Speaking on day one of the annual CPAC conference near Washington, DC, the libertarian-leaning senator briefly rehashed his arguments from last week’s 13-hour filibuster on the Senate floor by once again voicing his concern with Pres. Obama’s interpretation with the US Constitution.
“No one person gets to decide the law,” and, “no one person gets to decide your guilt or innocence,” said Sen. Paul. “My question to the president was about more than just killing Americans on American soil. My question was about whether presidential power has limits.”

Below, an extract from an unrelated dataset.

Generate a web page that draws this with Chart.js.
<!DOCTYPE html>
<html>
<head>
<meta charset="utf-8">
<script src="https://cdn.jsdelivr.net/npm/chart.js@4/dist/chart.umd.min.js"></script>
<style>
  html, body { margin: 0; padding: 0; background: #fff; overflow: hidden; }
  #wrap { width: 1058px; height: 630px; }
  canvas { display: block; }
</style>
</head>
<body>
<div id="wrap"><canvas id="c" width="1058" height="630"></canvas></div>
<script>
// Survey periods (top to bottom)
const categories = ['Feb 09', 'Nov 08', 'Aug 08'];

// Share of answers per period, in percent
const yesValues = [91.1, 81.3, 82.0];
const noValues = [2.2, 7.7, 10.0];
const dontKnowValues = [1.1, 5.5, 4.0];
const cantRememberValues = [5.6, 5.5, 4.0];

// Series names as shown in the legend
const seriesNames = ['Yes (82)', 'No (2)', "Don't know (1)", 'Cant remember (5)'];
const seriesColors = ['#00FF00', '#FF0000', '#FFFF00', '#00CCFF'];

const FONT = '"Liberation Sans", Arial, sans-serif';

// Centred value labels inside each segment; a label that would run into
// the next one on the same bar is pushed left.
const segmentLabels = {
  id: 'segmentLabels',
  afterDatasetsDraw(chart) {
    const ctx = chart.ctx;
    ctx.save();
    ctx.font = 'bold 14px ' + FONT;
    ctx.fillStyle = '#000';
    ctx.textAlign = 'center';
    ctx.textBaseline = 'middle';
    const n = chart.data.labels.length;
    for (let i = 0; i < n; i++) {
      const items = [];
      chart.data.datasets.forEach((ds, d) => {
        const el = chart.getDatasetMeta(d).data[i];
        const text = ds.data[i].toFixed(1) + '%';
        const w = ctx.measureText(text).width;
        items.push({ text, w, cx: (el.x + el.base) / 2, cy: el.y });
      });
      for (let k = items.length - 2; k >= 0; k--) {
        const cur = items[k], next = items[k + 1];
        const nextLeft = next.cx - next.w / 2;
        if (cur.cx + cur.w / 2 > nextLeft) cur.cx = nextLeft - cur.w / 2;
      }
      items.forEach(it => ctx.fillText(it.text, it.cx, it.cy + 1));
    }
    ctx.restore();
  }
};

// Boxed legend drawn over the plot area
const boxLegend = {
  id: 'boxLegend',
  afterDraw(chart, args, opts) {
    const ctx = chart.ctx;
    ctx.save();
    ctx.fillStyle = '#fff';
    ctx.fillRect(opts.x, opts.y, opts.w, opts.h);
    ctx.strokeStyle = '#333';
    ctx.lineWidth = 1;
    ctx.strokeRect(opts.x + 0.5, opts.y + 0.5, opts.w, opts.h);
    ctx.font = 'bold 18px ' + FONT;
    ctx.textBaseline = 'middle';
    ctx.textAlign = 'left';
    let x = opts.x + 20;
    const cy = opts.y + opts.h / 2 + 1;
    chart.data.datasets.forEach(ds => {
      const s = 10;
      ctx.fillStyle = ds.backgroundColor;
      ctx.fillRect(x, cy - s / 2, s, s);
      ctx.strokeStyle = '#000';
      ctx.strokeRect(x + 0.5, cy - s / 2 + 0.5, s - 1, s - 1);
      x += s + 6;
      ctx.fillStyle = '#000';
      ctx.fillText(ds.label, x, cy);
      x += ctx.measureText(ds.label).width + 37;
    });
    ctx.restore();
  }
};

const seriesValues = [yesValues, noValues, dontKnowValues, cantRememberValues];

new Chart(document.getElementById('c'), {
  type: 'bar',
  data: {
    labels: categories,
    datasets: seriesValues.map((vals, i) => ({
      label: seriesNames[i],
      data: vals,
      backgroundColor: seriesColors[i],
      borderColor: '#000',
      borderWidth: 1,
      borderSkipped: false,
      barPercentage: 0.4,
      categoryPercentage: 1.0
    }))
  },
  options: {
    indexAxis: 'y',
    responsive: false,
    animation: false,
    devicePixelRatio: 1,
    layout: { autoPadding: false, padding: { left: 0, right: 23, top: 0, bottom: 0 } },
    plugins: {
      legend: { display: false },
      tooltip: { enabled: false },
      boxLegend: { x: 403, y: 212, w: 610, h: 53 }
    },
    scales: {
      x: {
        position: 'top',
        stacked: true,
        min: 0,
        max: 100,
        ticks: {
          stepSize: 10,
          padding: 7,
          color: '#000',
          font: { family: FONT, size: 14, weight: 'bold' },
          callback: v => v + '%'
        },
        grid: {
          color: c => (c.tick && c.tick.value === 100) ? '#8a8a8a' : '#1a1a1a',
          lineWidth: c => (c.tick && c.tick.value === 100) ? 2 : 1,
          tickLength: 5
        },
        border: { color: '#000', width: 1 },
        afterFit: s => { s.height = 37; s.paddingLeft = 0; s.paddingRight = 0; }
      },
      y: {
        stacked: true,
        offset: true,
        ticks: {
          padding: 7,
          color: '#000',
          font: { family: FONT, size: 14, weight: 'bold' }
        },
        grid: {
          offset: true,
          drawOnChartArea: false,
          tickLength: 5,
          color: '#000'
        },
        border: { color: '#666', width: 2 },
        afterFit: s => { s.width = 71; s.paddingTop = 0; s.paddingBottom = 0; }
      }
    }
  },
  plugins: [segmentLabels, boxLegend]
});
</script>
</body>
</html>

In the wake of leaked Obama administration memos that justify the extrajudicial killing of Americans suspected of terrorism, Sen. Paul has demanded that the White House answer questions about the president’s authority when it comes to condemning his own citizens to death-by-drone without ever asking for a trial. Following last week’s marathon filibuster, the Department of Justice and White House alike both admitted that the president does not in fact have the authority to execute US citizens without guaranteeing them due process. Even after saying he was satisfied with that answer, though, Sen. Paul told the CPAC crowd this week that he has questions about the president’s own interpretation of his role as commander-in-chief.

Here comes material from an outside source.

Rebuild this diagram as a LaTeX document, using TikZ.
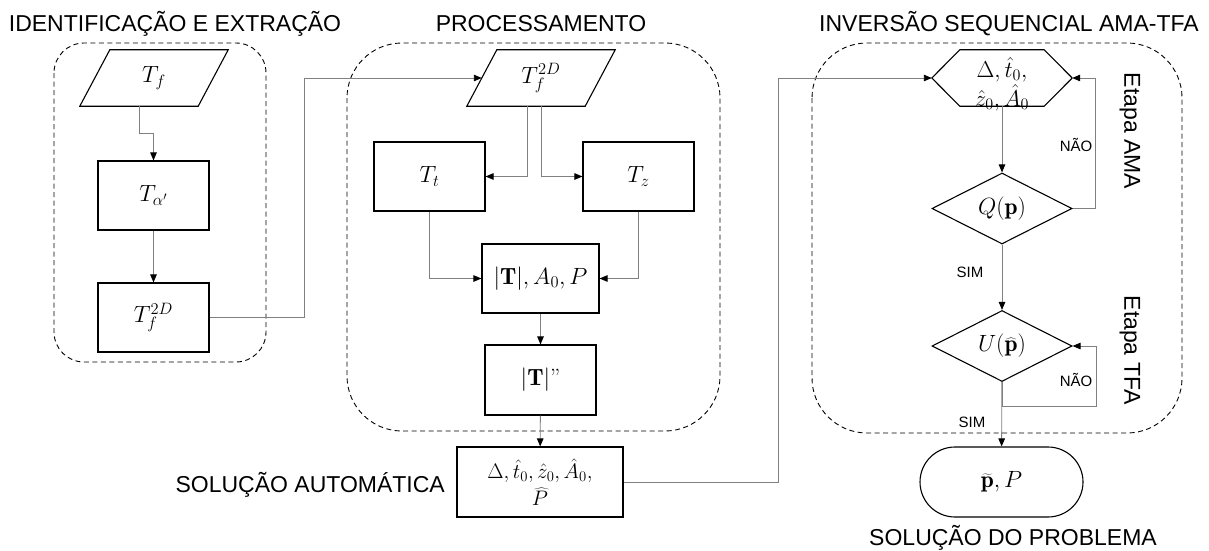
\RequirePackage{fix-cm}
\documentclass[tikz,border=0pt]{standalone}
\usepackage{fontspec}
\setsansfont{Liberation Sans}
\usetikzlibrary{arrows.meta,shapes.geometric,calc}

\newcommand\mathsz{\fontsize{23.5}{28}\selectfont}
\newcommand\titlesz{\sffamily\fontsize{23}{27}\selectfont}
\newcommand\notesz{\sffamily\fontsize{15}{18}\selectfont}

\begin{document}
\begin{tikzpicture}[x=1pt,y=-1pt,
  outline/.style={draw=black,line width=1.1pt},
  stepbox/.style={outline,rectangle,minimum width=111pt,minimum height=69pt,inner sep=0pt,font=\mathsz},
  iobox/.style={rectangle,minimum width=148pt,minimum height=56pt,inner sep=0pt,font=\mathsz},
  hexbox/.style={rectangle,minimum width=140pt,minimum height=56pt,inner sep=0pt},
  decision/.style={outline,diamond,aspect=2,minimum width=140pt,minimum height=71pt,inner sep=0pt,font=\mathsz},
  terminal/.style={outline,rectangle,rounded corners=35pt,minimum width=163pt,minimum height=70pt,inner sep=0pt,font=\mathsz},
  group/.style={draw=black,line width=0.9pt,dash pattern=on 5pt off 3.5pt},
  conn/.style={draw=black!50,line width=0.9pt,-{Triangle[length=8pt,width=6.5pt,color=black]}},
  title/.style={font=\titlesz,inner sep=0pt},
  note/.style={font=\notesz,inner sep=0pt}]
\useasboundingbox (0,0) rectangle (1209,551);

% dashed stage groups
\draw[group,rounded corners=30pt] (54,43) rectangle (266,362);
\draw[group,rounded corners=55pt] (347,43) rectangle (720,431);
\draw[group,rounded corners=55pt] (812,43) rectangle (1182,433);

% stage titles
\node[title] (t1) at (175,24) {IDENTIFICAÇÃO E EXTRAÇÃO};
\node[title] (t2) at (541,24) {PROCESSAMENTO};
\node[title] (t3) at (1009,24) {INVERSÃO SEQUENCIAL AMA-TFA};
\node[title,anchor=east] (t4) at (445,485) {SOLUÇÃO AUTOMÁTICA};
\node[title] (t5) at (1013,538) {SOLUÇÃO DO PROBLEMA};
\node[title,rotate=-90] (t6) at (1130,131) {Etapa AMA};
\node[title,rotate=-90] (t7) at (1130,350) {Etapa TFA};

% identification and extraction
\node[iobox] (tf) at (154,78) {$T_f$};
\draw[outline] (tf.south west) -- ($(tf.north west)+(30,0)$) -- (tf.north east) -- ($(tf.south east)+(-30,0)$) -- cycle;
\node[stepbox] (ta) at (153.5,195.5) {$T_{\alpha'}$};
\node[stepbox] (tfb) at (153.5,317.5) {$T_f^{2D}$};

% processing
\node[iobox] (tf2) at (541,78) {$T_f^{2D}$};
\draw[outline] (tf2.south west) -- ($(tf2.north west)+(30,0)$) -- (tf2.north east) -- ($(tf2.south east)+(-30,0)$) -- cycle;
\node[stepbox] (tt) at (429.5,176.5) {$T_t$};
\node[stepbox] (tz) at (638.5,176.5) {$T_z$};
\node[stepbox,minimum width=117pt] (tabs) at (540.5,278.5) {$|\mathbf{T}|, A_0, P$};
\node[stepbox,minimum height=70pt] (tpp) at (540.5,380) {$|\mathbf{T}|$''};
\node[stepbox,minimum width=166pt,minimum height=70pt,align=center,font=\fontsize{21}{27}\selectfont] (sol) at (540,482)
  {$\Delta, \hat{t}_0, \hat{z}_0, \hat{A}_0,$\\ $\widehat{P}$};

% sequential inversion
\node[hexbox] (hex) at (1002,78) {};
\draw[outline] (hex.west) -- ($(hex.north west)+(28,0)$) -- ($(hex.north east)+(-28,0)$) -- (hex.east)
  -- ($(hex.south east)+(-28,0)$) -- ($(hex.south west)+(28,0)$) -- cycle;
\node[align=center,inner sep=0pt,font=\fontsize{23}{29}\selectfont] (hextext) at (1002,84)
  {$\Delta, \hat{t}_0,$\\ $\hat{z}_0, \hat{A}_0$};
\node[decision] (q) at (1002,208.5) {$Q(\mathbf{p})$};
\node[decision] (u) at (1002,346) {$U(\widehat{\mathbf{p}})$};
\node[terminal] (end) at (1001.5,482) {$\widetilde{\mathbf{p}}, P$};

% connectors
\draw[conn] ($(tf.south)+(-15,0)$) -- ++(0,27) -| (ta.north);
\draw[conn] (ta) -- (tfb);
\draw[conn] (tfb.east) -- ++(95,0) |- ($(tf2.west)+(15,0)$);
\draw[conn] ($(tf2.south)+(-14,0)$) |- (tt.east);
\draw[conn] (tf2.south) |- (tz.west);
\draw[conn] (tt.south) |- (tabs.west);
\draw[conn] (tz.south) |- (tabs.east);
\draw[conn] (tabs) -- (tpp);
\draw[conn] (tpp) -- (sol);
\draw[conn] (sol.east) -- ++(155,0) |- (hex.west);
\draw[conn] (hex) -- (q);
\draw[conn] (q.east) -- ++(23,0) |- (hex.east);
\draw[conn] (q) -- (u);
\draw[conn] (u) -- (end);
\draw[conn] (u.south) -- ++(0,24) -- ++(94,0) |- (u.east);

% branch labels
\node[note] (n1) at (1076,145) {NÃO};
\node[note] (s1) at (970,272) {SIM};
\node[note] (n2) at (1076,380) {NÃO};
\node[note] (s2) at (972,422) {SIM};
\end{tikzpicture}
\end{document}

Of particular concern, said the senator, was Pres. Obama’s December 31, 2011 signing of the National Defense Authorization Act, an annual Pentagon spending bill that last year included a provision allowing for the indefinite detention of US citizens without charge or trial. Under the NDAA, US citizens can be locked up for life if the government has only a minor suspicion even that they have ties with suspected terrorists. The Obama administration has since been in and out of court over the matter after a group of human rights workers and journalists sued the White House, claiming that the law could chill free speech in America by having reporters imprisoned merely for conversing with suspected terrorists. Despite vowing to not sign the NDAA into law, the Obama administration has defended the legislation vigorously in federal court during the last year.
“President Obama, who seemed once upon a time to respect civil liberties, has become the president who signed a law allowing for the indefinite detention of American citizens. Indeed, a law that allows an American citizen to be sent to Guantanamo Bay without a trial,” Sen. Paul said on Thursday. “Now Pres. Obama defends his signing of this bill by saying he has no intention of detaining an American citizen without a trial. Likewise, he defended possible drone strikes on Americans by indicating that he had no intention of doing so.”

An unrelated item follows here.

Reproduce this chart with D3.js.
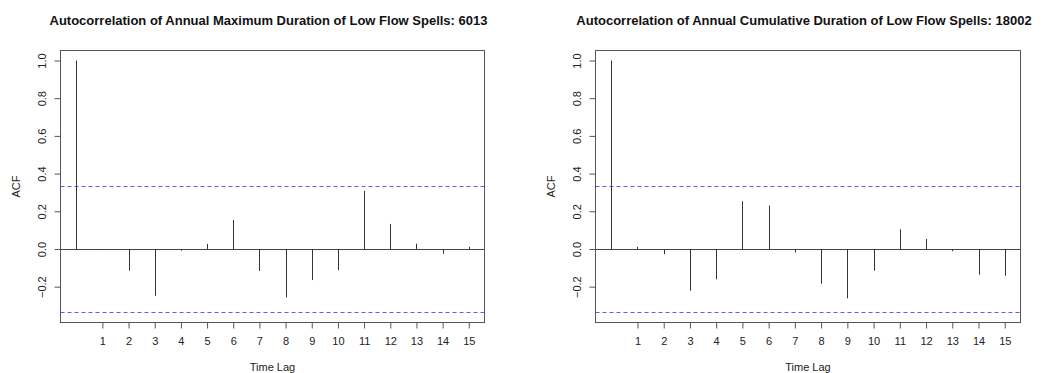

“My 13 hour filibuster was a message to the president that good intentions are not enough,” said the senator. “The filibuster was about drones, but also about much more. Do we have a Bill of Rights? Do we have a Constitution? And will we defend it?”
CPAC will continue throughout the weekend with appearances scheduled by other well-known members of the Republican Party, including House Majority Leader Eric Cantor, former House Speaker Newt Gingrich and billionaire real estate mogul Donald Trump.